Nguyen Minh Tam; Minh Quan Pham; Huy Truong Nguyen; Nam Dao Hong; Nguyen Khoa Hien; Duong Tuan Quang; Huong Thi Thu Phung; Son Tung Ngo

doi:10.1039/d1ra03852d

Potential inhibitors for SARS-CoV-2 Mpro from marine compounds

RSC Adv. 2021 Jun 23;11(36):22206-22213. doi: 10.1039/d1ra03852d. eCollection 2021 Jun 21.

Authors

Nguyen Minh Tam^{1

2}, Minh Quan Pham^{3

4}, Huy Truong Nguyen⁵, Nam Dao Hong⁶, Nguyen Khoa Hien^{3

7}, Duong Tuan Quang⁸, Huong Thi Thu Phung⁹, Son Tung Ngo^{2

10}

Affiliations

¹ Computational Chemistry Research Group, Ton Duc Thang University Ho Chi Minh City Vietnam.
² Faculty of Applied Sciences, Ton Duc Thang University Ho Chi Minh City Vietnam.
³ Graduate University of Science and Technology, Vietnam Academy of Science and Technology Hanoi Vietnam.
⁴ Institute of Natural Products Chemistry, Vietnam Academy of Science and Technology Hanoi Vietnam.
⁵ Faculty of Pharmacy, Ton Duc Thang University Ho Chi Minh City Vietnam.
⁶ University of Medicine and Pharmacy at Ho Chi Minh City Ho Chi Minh City Vietnam.
⁷ Mientrung Institute for Scientific Research, Vietnam Academy of Science and Technology Hue City Thua Thien Hue Province Vietnam.
⁸ Department of Chemistry, Hue University Hue City Thua Thien Hue Province Vietnam.
⁹ NTT Hi-Tech Institute, Nguyen Tat Thanh University Ho Chi Minh City Vietnam.
¹⁰ Laboratory of Theoretical and Computational Biophysics, Ton Duc Thang University Ho Chi Minh City Vietnam ngosontung@tdtu.edu.vn.

Abstract

Preventing the biological activity of SARS-CoV-2 main protease using natural compounds is of great interest.
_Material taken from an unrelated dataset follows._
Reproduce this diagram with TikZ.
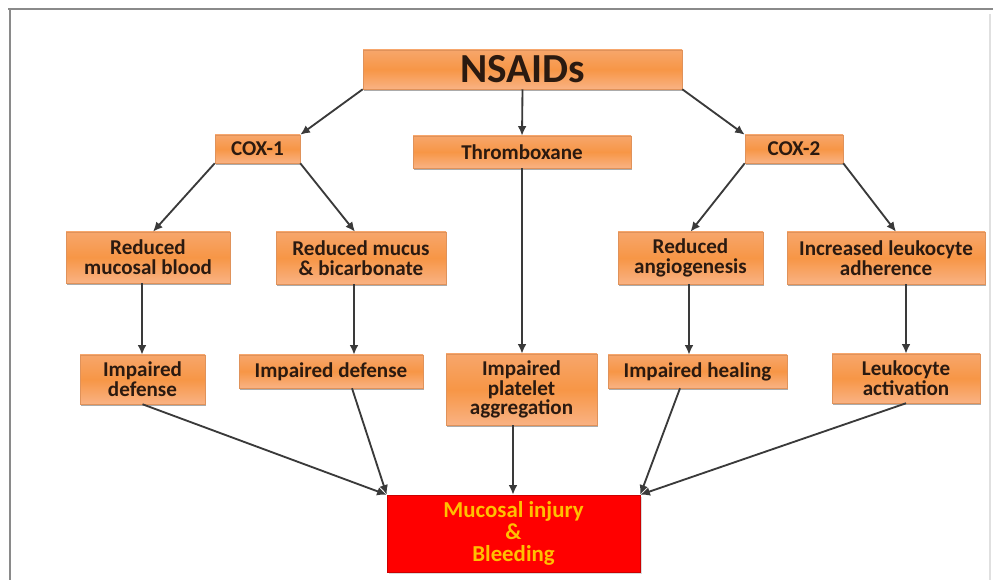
\documentclass[tikz,border=0pt]{standalone}
\usepackage{fontspec}
\setmainfont{Carlito}
\usetikzlibrary{arrows.meta,shadows,calc}
\definecolor{orgTop}{HTML}{F7A66B}
\definecolor{orgMid}{HTML}{F79646}
\definecolor{orgBot}{HTML}{F9B283}
\definecolor{orgEdge}{HTML}{E0925A}
\definecolor{lineC}{HTML}{3A3A3A}
\definecolor{txtC}{HTML}{2B1A10}
\definecolor{redBox}{HTML}{FF0000}
\definecolor{yelTxt}{HTML}{FFC000}
\definecolor{frameC}{HTML}{8A8A8A}
\tikzset{
  obox/.style 2 args={draw=orgEdge, line width=0.3pt, top color=orgTop, bottom color=orgBot, middle color=orgMid,
    minimum width=#1*0.02cm, minimum height=#2*0.02cm, inner sep=0pt, align=center,
    text=txtC, font=\bfseries\fontsize{12}{11.2}\selectfont,
    drop shadow={shadow xshift=0.6pt, shadow yshift=-0.9pt, opacity=0.55, fill=black!60}},
  rbox/.style 2 args={draw=red!80!black, line width=0.3pt, fill=redBox,
    minimum width=#1*0.02cm, minimum height=#2*0.02cm, inner sep=0pt, align=center,
    text=yelTxt, font=\bfseries\fontsize{13}{12.6}\selectfont,
    drop shadow={shadow xshift=1pt, shadow yshift=-1.2pt, opacity=0.35, fill=black!40}},
  conn/.style={draw=lineC, line width=1.05pt, -{Latex[length=5.5pt,width=5pt]}}
}
\begin{document}
\begin{tikzpicture}[x=0.02cm,y=-0.02cm]
\useasboundingbox (0,0) rectangle (993,580);
\fill[white] (0,0) rectangle (993,580);
% frame
\draw[frameC, line width=1.3pt] (8,9) -- (993,9);
\draw[frameC, line width=1.3pt] (10,9) -- (10,580);
\draw[black!12, line width=0.6pt] (990,14) -- (990,580);

% nodes
\node[obox={319}{39}, font=\bfseries\fontsize{23.5}{24}\selectfont] (nsaid) at (522.5,69.5) {NSAIDs};
\node[obox={85}{28}] (cox1) at (257.5,149) {COX-1};
\node[obox={218}{32}] (thr) at (522,152) {Thromboxane};
\node[obox={98}{28}] (cox2) at (794,149) {COX-2};

\node[obox={164}{51}] (rmb) at (148,257.5) {Reduced\\mucosal blood};
\node[obox={170}{52}] (rmbic) at (361,258) {Reduced mucus\\\& bicarbonate};
\node[obox={145}{52}] (ra) at (690.5,258) {Reduced\\angiogenesis};
\node[obox={198}{52}] (ila) at (886,258) {Increased leukocyte\\adherence};

\node[obox={125}{49}] (id1) at (142.5,379.5) {Impaired\\defense};
\node[obox={184}{33}] (id2) at (331,371.5) {Impaired defense};
\node[obox={151}{71}] (ipa) at (521.5,389.5) {Impaired\\platelet\\aggregation};
\node[obox={179}{33}] (ih) at (697.5,371.5) {Impaired healing};
\node[obox={148}{49}] (la) at (906,378.5) {Leukocyte\\activation};

\node[rbox={253}{77}] (mi) at (513.5,533.5) {Mucosal injury\\\&\\Bleeding};

% connectors
\draw[conn] (nsaid.south west) -- (cox1.north east);
\draw[conn] (nsaid.south) -- (thr.north);
\draw[conn] (nsaid.south east) -- (cox2.north west);

\draw[conn] (cox1.south west) -- ([xshift=0.1cm]rmb.north);
\draw[conn] (cox1.south east) -- ([xshift=-0.12cm]rmbic.north);
\draw[conn] (thr.south) -- (thr.south |- ipa.north);
\draw[conn] (cox2.south west) -- (ra.north);
\draw[conn] (cox2.south east) -- ([xshift=0.2cm]ila.north);

\draw[conn] ([xshift=-0.01cm]id1.north |- rmb.south) -- ([xshift=-0.01cm]id1.north);
\draw[conn] ([xshift=-0.14cm]rmbic.south) -- ([xshift=-0.14cm]rmbic.south |- id2.north);
\draw[conn] ([xshift=-0.03cm]ra.south) -- ([xshift=-0.03cm]ra.south |- ih.north);
\draw[conn] (la.north |- ila.south) -- (la.north);

\draw[conn] (id1.south) -- (mi.north west);
\draw[conn] ([xshift=0.42cm]id2.south) -- (mi.north west);
\draw[conn] ([xshift=-0.01cm]mi.north |- ipa.south) -- ([xshift=-0.01cm]mi.north);
\draw[conn] ([xshift=-0.35cm]ih.south) -- (mi.north east);
\draw[conn] (la.south) -- (mi.north east);
\end{tikzpicture}
\end{document}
In this context, using a combination of AutoDock Vina and fast pulling of ligand simulations, eleven marine fungi compounds were identified that probably play as highly potent inhibitors for preventing viral replication. In particular, four compounds including M15 (3-O-(6-O-α-l-arabinopyranosyl)-β-d-glucopyranosyl-1,4-dimethoxyxanthone), M8 (wailupemycins H), M11 (cottoquinazolines B), and M9 (wailupemycins I) adopted the predicted ligand-binding free energy of -9.87, -9.82, -9.62, and -9.35 kcal mol^-1, respectively, whereas the other adopted predicted ligand-binding free energies in the range from -8.54 to -8.94 kcal mol^-1. The results were obtained using a combination of Vina and FPL simulations. Notably, although, AutoDock4 adopted higher accurate results in comparison with Vina, Vina is proven to be a more suitable technique for rapidly screening ligand-binding affinity with a large database of compounds since it requires much smaller computing resources. Furthermore, FPL is better than Vina to classify inhibitors upon ROC-AUC analysis.